This article describes an algorithm which precalculates the square from 0*0 to 255*255 and the routine to get the correct square value from the table.
Initialisation
Precalculate the square table.
INITSQ LD DE, 1 ;1st odd number LD HL, 0 ;HL = 1st square number LD B, H ;counter = 256 LD IX, SQTAB ;startaddress of the square table SQLOOP LD (IX), L ;Lowbyte to table INC IX LD (IX), H ;Highbyte to table INC IX ADD HL, DE ;add odd number INC DE ;next odd number INC DE DJNZ SQLOOP ;256 times RET
Get square from the table
Input: A = Factor
Output: DE = A*A
GETSQ LD L, A LD H, 0 ;HL = factor ADD HL, HL ;* 2 LD DE, SQTAB ;+ startaddress of the table ADD HL, DE ;= tableaddress LD E, (HL) ;E = Lowbyte of the result INC HL LD D, (HL) ;D = Highbyte of the result RET
Table definition
SQTAB DS 512 ;space for the table
Performance Improvements
This routine can be improved somewhat by using a page-aligned table with separate pages for LSB and MSB of the result.
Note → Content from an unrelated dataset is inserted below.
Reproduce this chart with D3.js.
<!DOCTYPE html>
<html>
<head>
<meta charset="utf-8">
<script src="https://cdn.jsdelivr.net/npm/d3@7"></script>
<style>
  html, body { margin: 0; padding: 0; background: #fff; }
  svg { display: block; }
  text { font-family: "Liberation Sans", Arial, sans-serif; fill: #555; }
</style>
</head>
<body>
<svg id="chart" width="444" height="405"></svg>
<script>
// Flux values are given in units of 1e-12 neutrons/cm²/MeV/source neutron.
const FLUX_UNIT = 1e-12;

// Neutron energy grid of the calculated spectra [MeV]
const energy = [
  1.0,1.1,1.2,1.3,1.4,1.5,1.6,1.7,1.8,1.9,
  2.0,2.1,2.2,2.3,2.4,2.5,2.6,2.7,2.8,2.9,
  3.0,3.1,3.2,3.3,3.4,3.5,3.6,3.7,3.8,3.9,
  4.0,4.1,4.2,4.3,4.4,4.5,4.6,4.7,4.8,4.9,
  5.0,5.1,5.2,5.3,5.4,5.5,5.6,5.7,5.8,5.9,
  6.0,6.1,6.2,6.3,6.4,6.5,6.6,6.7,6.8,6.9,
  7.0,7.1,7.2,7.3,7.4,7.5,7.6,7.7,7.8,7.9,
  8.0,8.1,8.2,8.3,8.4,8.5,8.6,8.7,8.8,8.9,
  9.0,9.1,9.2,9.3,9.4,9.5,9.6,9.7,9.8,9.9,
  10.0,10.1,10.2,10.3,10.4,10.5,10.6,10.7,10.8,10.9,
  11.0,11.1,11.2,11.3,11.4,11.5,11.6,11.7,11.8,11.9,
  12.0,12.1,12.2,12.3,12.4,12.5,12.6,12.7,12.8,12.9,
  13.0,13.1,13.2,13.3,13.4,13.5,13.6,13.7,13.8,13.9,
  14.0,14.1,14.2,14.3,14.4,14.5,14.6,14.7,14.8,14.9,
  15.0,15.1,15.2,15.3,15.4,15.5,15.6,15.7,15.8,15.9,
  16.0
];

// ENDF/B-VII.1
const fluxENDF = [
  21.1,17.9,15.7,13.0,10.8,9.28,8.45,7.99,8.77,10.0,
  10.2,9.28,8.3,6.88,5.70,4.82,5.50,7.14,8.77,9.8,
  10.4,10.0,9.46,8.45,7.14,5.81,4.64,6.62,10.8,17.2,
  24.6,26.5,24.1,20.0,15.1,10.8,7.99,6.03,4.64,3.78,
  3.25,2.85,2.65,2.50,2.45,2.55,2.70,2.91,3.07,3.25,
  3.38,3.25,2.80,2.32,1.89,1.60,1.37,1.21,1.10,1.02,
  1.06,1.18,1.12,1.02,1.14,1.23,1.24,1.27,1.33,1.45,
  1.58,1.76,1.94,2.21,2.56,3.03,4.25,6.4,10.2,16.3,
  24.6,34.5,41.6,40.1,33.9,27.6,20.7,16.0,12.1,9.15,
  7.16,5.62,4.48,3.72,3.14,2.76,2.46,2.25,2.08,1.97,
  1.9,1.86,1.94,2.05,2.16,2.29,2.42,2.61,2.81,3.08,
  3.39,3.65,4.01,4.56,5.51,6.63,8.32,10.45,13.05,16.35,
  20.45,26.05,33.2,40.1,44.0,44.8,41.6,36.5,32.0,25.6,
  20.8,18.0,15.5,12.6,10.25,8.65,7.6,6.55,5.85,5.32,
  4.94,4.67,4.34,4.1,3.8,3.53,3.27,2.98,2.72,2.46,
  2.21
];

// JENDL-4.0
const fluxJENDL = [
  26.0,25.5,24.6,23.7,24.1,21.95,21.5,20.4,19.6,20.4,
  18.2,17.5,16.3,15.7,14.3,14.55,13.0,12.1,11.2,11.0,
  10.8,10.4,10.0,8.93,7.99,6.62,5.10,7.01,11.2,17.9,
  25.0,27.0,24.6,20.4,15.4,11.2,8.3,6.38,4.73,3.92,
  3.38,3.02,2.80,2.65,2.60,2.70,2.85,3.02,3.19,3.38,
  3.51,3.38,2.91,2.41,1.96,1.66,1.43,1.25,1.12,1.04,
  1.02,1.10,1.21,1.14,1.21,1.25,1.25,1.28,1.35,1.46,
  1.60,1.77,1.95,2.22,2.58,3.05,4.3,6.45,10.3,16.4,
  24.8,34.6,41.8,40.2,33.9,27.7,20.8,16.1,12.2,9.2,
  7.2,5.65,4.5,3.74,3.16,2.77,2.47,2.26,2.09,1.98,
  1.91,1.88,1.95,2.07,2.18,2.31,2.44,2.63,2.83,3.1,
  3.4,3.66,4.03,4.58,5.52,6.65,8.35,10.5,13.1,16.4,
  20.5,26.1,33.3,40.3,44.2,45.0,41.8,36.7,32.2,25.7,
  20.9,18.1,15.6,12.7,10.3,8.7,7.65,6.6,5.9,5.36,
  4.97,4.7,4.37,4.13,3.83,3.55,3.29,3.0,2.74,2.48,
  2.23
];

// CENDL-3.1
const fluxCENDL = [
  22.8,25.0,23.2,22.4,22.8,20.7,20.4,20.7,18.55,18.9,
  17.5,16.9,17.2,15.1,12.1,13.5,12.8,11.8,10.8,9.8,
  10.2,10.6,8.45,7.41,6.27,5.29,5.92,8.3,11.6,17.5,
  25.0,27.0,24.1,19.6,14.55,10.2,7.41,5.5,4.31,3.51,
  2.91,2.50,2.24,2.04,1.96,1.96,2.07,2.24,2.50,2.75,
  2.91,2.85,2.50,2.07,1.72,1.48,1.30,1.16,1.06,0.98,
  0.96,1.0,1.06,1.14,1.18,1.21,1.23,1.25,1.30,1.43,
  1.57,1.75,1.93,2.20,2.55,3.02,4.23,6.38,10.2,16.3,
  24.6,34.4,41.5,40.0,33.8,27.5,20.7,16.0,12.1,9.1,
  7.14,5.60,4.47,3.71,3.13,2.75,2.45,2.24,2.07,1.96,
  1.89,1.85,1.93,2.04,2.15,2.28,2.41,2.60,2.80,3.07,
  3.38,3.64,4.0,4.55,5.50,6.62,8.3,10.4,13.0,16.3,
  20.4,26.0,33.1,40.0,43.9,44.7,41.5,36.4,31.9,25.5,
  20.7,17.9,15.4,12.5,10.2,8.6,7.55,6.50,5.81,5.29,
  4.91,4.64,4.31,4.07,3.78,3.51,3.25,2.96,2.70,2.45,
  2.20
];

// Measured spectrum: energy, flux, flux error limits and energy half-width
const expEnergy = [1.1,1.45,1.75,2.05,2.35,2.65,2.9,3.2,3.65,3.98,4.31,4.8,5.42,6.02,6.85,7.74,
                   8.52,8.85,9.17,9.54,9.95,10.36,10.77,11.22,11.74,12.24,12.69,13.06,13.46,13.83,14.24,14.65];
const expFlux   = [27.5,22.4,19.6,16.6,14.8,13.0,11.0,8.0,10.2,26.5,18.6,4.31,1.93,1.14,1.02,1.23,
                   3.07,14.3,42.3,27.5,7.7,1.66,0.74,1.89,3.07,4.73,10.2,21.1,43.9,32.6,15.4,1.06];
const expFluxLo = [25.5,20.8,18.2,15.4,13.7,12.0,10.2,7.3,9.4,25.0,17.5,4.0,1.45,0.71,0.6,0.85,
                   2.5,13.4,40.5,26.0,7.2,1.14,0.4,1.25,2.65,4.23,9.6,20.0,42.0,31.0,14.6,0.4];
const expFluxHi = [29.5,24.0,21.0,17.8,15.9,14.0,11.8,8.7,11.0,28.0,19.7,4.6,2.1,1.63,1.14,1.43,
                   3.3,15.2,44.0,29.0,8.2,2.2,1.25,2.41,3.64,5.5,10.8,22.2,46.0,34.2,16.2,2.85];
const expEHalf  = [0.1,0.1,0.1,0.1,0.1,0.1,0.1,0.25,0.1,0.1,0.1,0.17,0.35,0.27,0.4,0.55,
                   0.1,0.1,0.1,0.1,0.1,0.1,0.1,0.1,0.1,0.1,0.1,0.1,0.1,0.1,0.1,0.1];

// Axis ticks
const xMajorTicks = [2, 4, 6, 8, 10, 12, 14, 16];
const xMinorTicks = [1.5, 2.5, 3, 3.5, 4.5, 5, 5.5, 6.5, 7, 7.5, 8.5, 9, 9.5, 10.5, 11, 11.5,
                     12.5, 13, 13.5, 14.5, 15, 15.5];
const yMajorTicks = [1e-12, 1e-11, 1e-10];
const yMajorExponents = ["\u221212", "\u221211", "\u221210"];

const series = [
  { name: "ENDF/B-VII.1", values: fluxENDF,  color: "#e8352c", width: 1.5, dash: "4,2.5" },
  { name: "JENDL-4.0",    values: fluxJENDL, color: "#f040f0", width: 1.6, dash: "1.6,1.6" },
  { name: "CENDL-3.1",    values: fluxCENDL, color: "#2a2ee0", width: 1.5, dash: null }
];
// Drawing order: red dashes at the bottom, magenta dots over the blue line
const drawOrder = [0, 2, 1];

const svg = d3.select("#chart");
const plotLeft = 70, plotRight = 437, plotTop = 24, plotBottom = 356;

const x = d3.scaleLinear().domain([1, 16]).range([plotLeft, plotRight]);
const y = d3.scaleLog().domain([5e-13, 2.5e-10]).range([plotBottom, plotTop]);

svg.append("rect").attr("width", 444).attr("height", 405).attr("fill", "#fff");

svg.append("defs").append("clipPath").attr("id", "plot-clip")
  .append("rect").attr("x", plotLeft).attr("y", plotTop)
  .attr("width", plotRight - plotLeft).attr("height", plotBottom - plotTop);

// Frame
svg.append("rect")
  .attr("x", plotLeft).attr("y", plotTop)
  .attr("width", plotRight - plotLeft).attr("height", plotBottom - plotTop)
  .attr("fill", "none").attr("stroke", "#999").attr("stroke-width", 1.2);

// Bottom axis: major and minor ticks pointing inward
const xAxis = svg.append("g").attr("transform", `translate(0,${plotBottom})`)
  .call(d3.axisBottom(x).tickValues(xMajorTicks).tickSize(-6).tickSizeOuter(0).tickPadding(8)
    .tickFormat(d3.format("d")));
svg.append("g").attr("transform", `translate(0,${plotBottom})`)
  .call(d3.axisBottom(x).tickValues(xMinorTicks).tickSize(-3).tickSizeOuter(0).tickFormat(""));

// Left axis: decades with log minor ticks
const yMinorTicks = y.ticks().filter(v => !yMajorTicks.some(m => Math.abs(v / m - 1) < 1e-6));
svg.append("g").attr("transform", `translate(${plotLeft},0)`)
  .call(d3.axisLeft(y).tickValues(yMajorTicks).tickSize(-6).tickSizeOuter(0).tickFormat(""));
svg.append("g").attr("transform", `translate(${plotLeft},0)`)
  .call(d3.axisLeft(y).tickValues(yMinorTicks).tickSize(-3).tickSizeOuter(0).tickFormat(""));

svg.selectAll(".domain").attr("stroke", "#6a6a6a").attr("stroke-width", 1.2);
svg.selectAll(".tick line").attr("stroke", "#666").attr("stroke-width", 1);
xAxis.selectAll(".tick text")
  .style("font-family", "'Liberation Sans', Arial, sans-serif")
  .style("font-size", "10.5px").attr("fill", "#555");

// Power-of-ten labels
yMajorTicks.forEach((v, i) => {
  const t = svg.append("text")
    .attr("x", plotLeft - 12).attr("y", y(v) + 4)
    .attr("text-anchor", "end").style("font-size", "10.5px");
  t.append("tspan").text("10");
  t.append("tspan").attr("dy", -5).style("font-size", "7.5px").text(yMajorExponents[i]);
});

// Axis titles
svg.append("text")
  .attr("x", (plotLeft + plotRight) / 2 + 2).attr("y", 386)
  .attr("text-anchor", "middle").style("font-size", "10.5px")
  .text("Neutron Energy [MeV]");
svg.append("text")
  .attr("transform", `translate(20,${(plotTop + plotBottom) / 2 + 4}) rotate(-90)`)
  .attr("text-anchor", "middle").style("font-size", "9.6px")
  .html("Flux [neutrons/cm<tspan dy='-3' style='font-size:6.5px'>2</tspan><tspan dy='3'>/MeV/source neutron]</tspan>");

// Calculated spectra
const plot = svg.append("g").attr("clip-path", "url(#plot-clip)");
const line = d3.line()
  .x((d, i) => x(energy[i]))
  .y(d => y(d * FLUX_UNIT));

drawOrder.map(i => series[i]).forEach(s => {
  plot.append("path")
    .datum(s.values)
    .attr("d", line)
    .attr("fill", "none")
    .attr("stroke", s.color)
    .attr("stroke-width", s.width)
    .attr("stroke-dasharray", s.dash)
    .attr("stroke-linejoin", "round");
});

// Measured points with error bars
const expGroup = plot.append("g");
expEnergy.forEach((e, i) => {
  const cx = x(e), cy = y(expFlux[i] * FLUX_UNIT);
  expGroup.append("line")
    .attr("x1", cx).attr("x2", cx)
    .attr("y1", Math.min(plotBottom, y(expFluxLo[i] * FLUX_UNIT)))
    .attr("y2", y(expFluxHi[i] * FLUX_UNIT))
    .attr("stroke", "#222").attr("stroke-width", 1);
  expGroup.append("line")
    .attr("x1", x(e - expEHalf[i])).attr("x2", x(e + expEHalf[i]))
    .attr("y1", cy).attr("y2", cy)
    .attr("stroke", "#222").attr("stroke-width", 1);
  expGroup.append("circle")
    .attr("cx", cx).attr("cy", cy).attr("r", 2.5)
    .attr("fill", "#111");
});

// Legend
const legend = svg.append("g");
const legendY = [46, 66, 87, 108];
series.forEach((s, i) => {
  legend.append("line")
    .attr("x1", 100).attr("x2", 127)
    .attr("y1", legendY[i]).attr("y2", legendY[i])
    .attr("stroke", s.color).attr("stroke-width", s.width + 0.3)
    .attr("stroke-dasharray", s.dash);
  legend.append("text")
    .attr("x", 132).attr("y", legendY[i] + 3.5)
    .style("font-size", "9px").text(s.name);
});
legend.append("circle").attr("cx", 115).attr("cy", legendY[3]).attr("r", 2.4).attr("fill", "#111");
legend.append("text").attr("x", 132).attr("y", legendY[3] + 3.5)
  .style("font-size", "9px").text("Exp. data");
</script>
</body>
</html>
In order to do this, the initialisation routine needs to be:
INITSQ LD DE, 1 ;1st odd number LD HL, 0 ;HL = 1st square number LD B, H ;counter = 256 LD IX, SQTAB ;startaddress of the square table SQLOOP LD (IX + 0), L ;Lowbyte to table INC HX LD (IX + 0), H ;Highbyte to table DEC HX INC LX ADD HL, DE ;add odd number INC DE ;next odd number INC DE DJNZ SQLOOP ;256 times RET
And the routine to get the square can now be:
GETSQ LD L, A LD H, SQTAB / 256 ;HL = pointer to LSB LD E, (HL) ;E = Lowbyte of the result INC H LD D, (HL) ;D = Highbyte of the result RET
This is now a very small routine which could easily be defined as a macro for optimal performance (without the RET).